# More than Thyroid?



## casstastrophe (Dec 29, 2016)

I had to have a total thyroidectomy in 2012 due to Hashi's complications, I was diagnosed with Hashi's in 2009. Since then, I rarely have felt "good" or "normal." I've been on generic levothyroxine, Armour, and am currently on Synthroid. I had my best days on Armour, but my numbers were never good, and I still never felt overall like I was healthy. My main symptoms are: extreme fatigue (I sleep a lot during the day), inability to stay asleep overnight, brain fog, memory loss, orthostatic hypotension, and difficulty concentrating. I also have difficulty recalling words in conversation that I want to use and joint pain. The slightest exertion makes me exhausted beyond anything the next day. Work is incredibly difficult for me. In fact, I'm on the verge of leaving my job because, even though I'm only part time, the shifts I work leave me exhausted, which has led to my home life suffering and my home not getting cleaned. My dogs are still being taken care of but I can no longer walk them. On the rare occasion I have the energy to walk them (I don't even take them at the same time, I take each for a very short walk), I am exhausted for 2-3 days afterward. My husband helps where he can but he works long hours so the main chores get done (dishes, laundry, etc), but my house is messy and things that aren't immediately needed get put on the backburner for months.

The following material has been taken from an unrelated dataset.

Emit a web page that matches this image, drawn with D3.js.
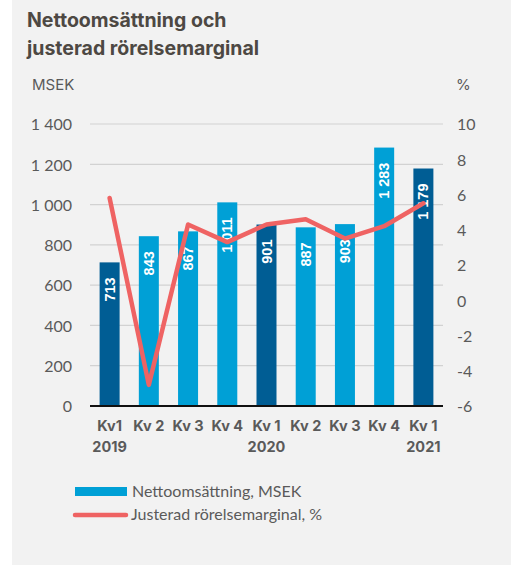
<!DOCTYPE html>
<html lang="sv">
<head>
<meta charset="UTF-8">
<title>Nettoomsättning och justerad rörelsemarginal</title>
<script src="https://cdnjs.cloudflare.com/ajax/libs/d3/7.8.5/d3.min.js"></script>
<style>
  body { margin: 0; background: #fff; }
  svg { display: block; }
  .tick text { font-family: Lato, "Open Sans", sans-serif; }
</style>
</head>
<body>
<svg width="511" height="565"></svg>
<script>
// data
var quarters = ["Kv1", "Kv 2", "Kv 3", "Kv 4", "Kv 1", "Kv 2", "Kv 3", "Kv 4", "Kv 1"];
var years = ["2019", "", "", "", "2020", "", "", "", "2021"];
var sales = [713, 843, 867, 1011, 901, 887, 903, 1283, 1179];
var salesLabels = ["713", "843", "867", "1 011", "901", "887", "903", "1 283", "1 179"];
var margin = [5.8, -4.8, 4.3, 3.3, 4.3, 4.6, 3.5, 4.2, 5.5];
var leftTicks = [0, 200, 400, 600, 800, 1000, 1200, 1400];
var rightTicks = [-6, -4, -2, 0, 2, 4, 6, 8, 10];

var svg = d3.select("svg");
var textColor = "#5a5a5a";

// panel background
svg.append("rect")
  .attr("x", 12).attr("y", 0)
  .attr("width", 499).attr("height", 565)
  .attr("fill", "#f2f2f2");

// title
var title = svg.append("text")
  .attr("font-family", "Inter, sans-serif")
  .attr("font-weight", "bold")
  .attr("font-size", 19.5)
  .attr("fill", "#4d4843");
title.append("tspan").attr("x", 27).attr("y", 27).text("Nettoomsättning och");
title.append("tspan").attr("x", 27).attr("y", 55).text("justerad rörelsemarginal");

var plotL = 90, plotR = 443, plotT = 124, plotB = 406;

var x = d3.scaleBand().domain(d3.range(quarters.length)).range([plotL, plotR]).paddingInner(0.49).paddingOuter(0.245);
var y = d3.scaleLinear().domain([0, 1400]).range([plotB, plotT]);
var y2 = d3.scaleLinear().domain([-6, 10]).range([plotB, plotT]);

// unit labels
svg.append("text").attr("x", 32).attr("y", 90)
  .attr("font-family", "Inter, sans-serif").attr("font-size", 15)
  .attr("fill", textColor).text("MSEK");
svg.append("text").attr("x", 456).attr("y", 90)
  .attr("font-family", "Inter, sans-serif").attr("font-size", 15)
  .attr("fill", textColor).text("%");

// gridlines
svg.append("g").selectAll("line")
  .data(leftTicks.slice(1))
  .join("line")
  .attr("x1", plotL).attr("x2", plotR)
  .attr("y1", d => y(d)).attr("y2", d => y(d))
  .attr("stroke", "#d2d2d2").attr("stroke-width", 1.2);

// left axis
var leftAxis = svg.append("g")
  .attr("transform", "translate(" + 72 + ",0)")
  .call(d3.axisLeft(y).tickValues(leftTicks).tickSize(0).tickPadding(0)
    .tickFormat(d => d3.format(",")(d).replace(",", " ")));
leftAxis.select(".domain").remove();
leftAxis.selectAll("text").attr("font-size", 16).attr("fill", textColor).attr("dy", "0.36em");

// right axis
var rightAxis = svg.append("g")
  .attr("transform", "translate(" + 457 + ",0)")
  .call(d3.axisRight(y2).tickValues(rightTicks).tickSize(0).tickPadding(0)
    .tickFormat(d => String(d)));
rightAxis.select(".domain").remove();
rightAxis.selectAll("text").attr("font-size", 16).attr("fill", textColor).attr("dy", "0.36em");

// bars
svg.append("g").selectAll("rect")
  .data(sales)
  .join("rect")
  .attr("x", (d, i) => x(i))
  .attr("y", d => y(d))
  .attr("width", x.bandwidth())
  .attr("height", d => plotB - y(d))
  .attr("fill", (d, i) => i % 4 === 0 ? "#005d94" : "#00a0d6");

// bar labels
svg.append("g").selectAll("text")
  .data(sales)
  .join("text")
  .attr("transform", (d, i) => "translate(" + (x(i) + x.bandwidth() / 2 + 5) + "," + (y(d) + 15) + ") rotate(-90)")
  .attr("text-anchor", "end")
  .attr("font-family", "Liberation Sans, Arial, sans-serif")
  .attr("font-weight", "bold")
  .attr("font-size", 14.5)
  .attr("fill", "#fff")
  .text((d, i) => salesLabels[i]);

// x axis line
svg.append("line")
  .attr("x1", plotL).attr("x2", plotR)
  .attr("y1", plotB).attr("y2", plotB)
  .attr("stroke", "#111").attr("stroke-width", 2);

// category labels
var cx = i => x(i) + x.bandwidth() / 2;
svg.append("g").selectAll("text")
  .data(quarters)
  .join("text")
  .attr("x", (d, i) => cx(i)).attr("y", 431)
  .attr("text-anchor", "middle")
  .attr("font-family", "Inter, sans-serif").attr("font-weight", "bold")
  .attr("font-size", 14.5).attr("fill", textColor)
  .text(d => d);
svg.append("g").selectAll("text")
  .data(years)
  .join("text")
  .attr("x", (d, i) => cx(i)).attr("y", 452)
  .attr("text-anchor", "middle")
  .attr("font-family", "Inter, sans-serif").attr("font-weight", "bold")
  .attr("font-size", 14.5).attr("fill", textColor)
  .text(d => d);

// margin line
var line = d3.line().x((d, i) => cx(i)).y(d => y2(d));
svg.append("path")
  .datum(margin)
  .attr("d", line)
  .attr("fill", "none")
  .attr("stroke", "#ef6363")
  .attr("stroke-width", 4.5)
  .attr("stroke-linejoin", "round")
  .attr("stroke-linecap", "round");

// legend
svg.append("rect")
  .attr("x", 75).attr("y", 487).attr("width", 52).attr("height", 9)
  .attr("fill", "#00a0d6");
svg.append("line")
  .attr("x1", 75).attr("x2", 126).attr("y1", 515).attr("y2", 515)
  .attr("stroke", "#ef6363").attr("stroke-width", 4.5).attr("stroke-linecap", "round");
svg.append("text").attr("x", 132).attr("y", 497)
  .attr("font-family", "Lato, sans-serif").attr("font-size", 16)
  .attr("fill", textColor).text("Nettoomsättning, MSEK");
svg.append("text").attr("x", 131).attr("y", 520)
  .attr("font-family", "Lato, sans-serif").attr("font-size", 16)
  .attr("fill", textColor).text("Justerad rörelsemarginal, %");
</script>
</body>
</html>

I've moved around a bunch since my diagnosis so have seen quite a few doctors. Every single one has brushed off my concerns as my hypothroidism. I have another appointment on Wednesday and plan to be adamant about my symptoms because I am not okay. Am I right in thinking I could have something more or is this really just likely my hypothyroidism never fully being regulated? Sorry if this post is all over the place, this took me awhile to write, like I said, I cannot concentrate well at all.


----------



## joplin1975 (Jul 21, 2011)

Well, if your numbers were never good, you'll never feel well. What do your latest labs look like and what meds are you on now?


----------



## casstastrophe (Dec 29, 2016)

March 2016: on Armour 2gr

TSH: 0.12

Free T4: 0.91

On Armour 2gr

So I was increased to Armour 3gr and here were my numbers: April 2016

TSH: 1.5

So he switched me back to Armour 2gr and these were my results Nov 2016:

Free T4: 0.76

TSH: 19.350

T3: 4.1

The endocrinologist that had me on that retired so when I went back for my recheck to get this bloodwork done the new endo switched me to Synthroid 125mcg. I get bloodwork at the beginning of February.


----------



## joplin1975 (Jul 21, 2011)

Do you have the reference ranges? Is that free t3 or total?


----------



## casstastrophe (Dec 29, 2016)

Free T4 range: 0.82-1.77

TSH: 0.450-4.500

Free T3: 2.0-4.4


----------



## joplin1975 (Jul 21, 2011)

It's hard to tell with the earlier labs since there's no free t4 and tsh and free t4 are basically useless with Armour, but with the latest labs, you appear to be creep towards being over medicated.

You don't really want to be above 3.8.

Make sure you always wait 12 hours between taking your meds and getting labs. Try for the same time of day. If you can track your free t3 numbers over a period of months, it would help sort out whether this is a thyroid issue or something else.


----------



## casstastrophe (Dec 29, 2016)

Okay, So my endo started me on Synthroid mcg when I originally posted this. Due to the way I was feeling and my labs (I don't have those results), she bumped me up to 150mcg. My numbers on 150mcg were:

Free T4: 1.61 (0.82- 1.77)

TSH: 4.52 (0.450-4.500)

Free T3: 2.9 ( 2.0-4.4)

On this dose I was having terrible hyper symptoms: heart palpitations/racing, breaking out into random sweats with the slightest exertion, and dizziness. So she decreased me to 137mcg. While I feel better on this dose (I am actually able to get things done around the house, take my dogs for walks, and do small exercises at home), I am having bad hypo symptoms (weight gain, hair loss, trouble concentrating). I go see the endocrinologist Monday but want to be a little more informed when I go in about potential options or if I should be having her look down another route. I've had cortisol tested in the recent past and it was normal. I'm also on birth control, cymbalta, and claritin. Here are my numbers on 137mcg:

Free T4: 1.23 (0.82-1.77)

TSH: 11.320 (0.450-4.500)


----------



## joplin1975 (Jul 21, 2011)

It's clear from those numbers that you need t3 meds, either via Armour or Cytomel.

I would ask to start Cytomel in addition to your Synthroid.


----------



## casstastrophe (Dec 29, 2016)

Thank you for letting me know. I'll ask about Cytomel since I was on Armour before and we could never get a good balance.


----------



## jenny v (May 6, 2012)

Have you ever had thyroid antibodies run? If you've got any TSI at all, it can make taking meds more difficult. You definitely need a T3 med though, I agree on that.


----------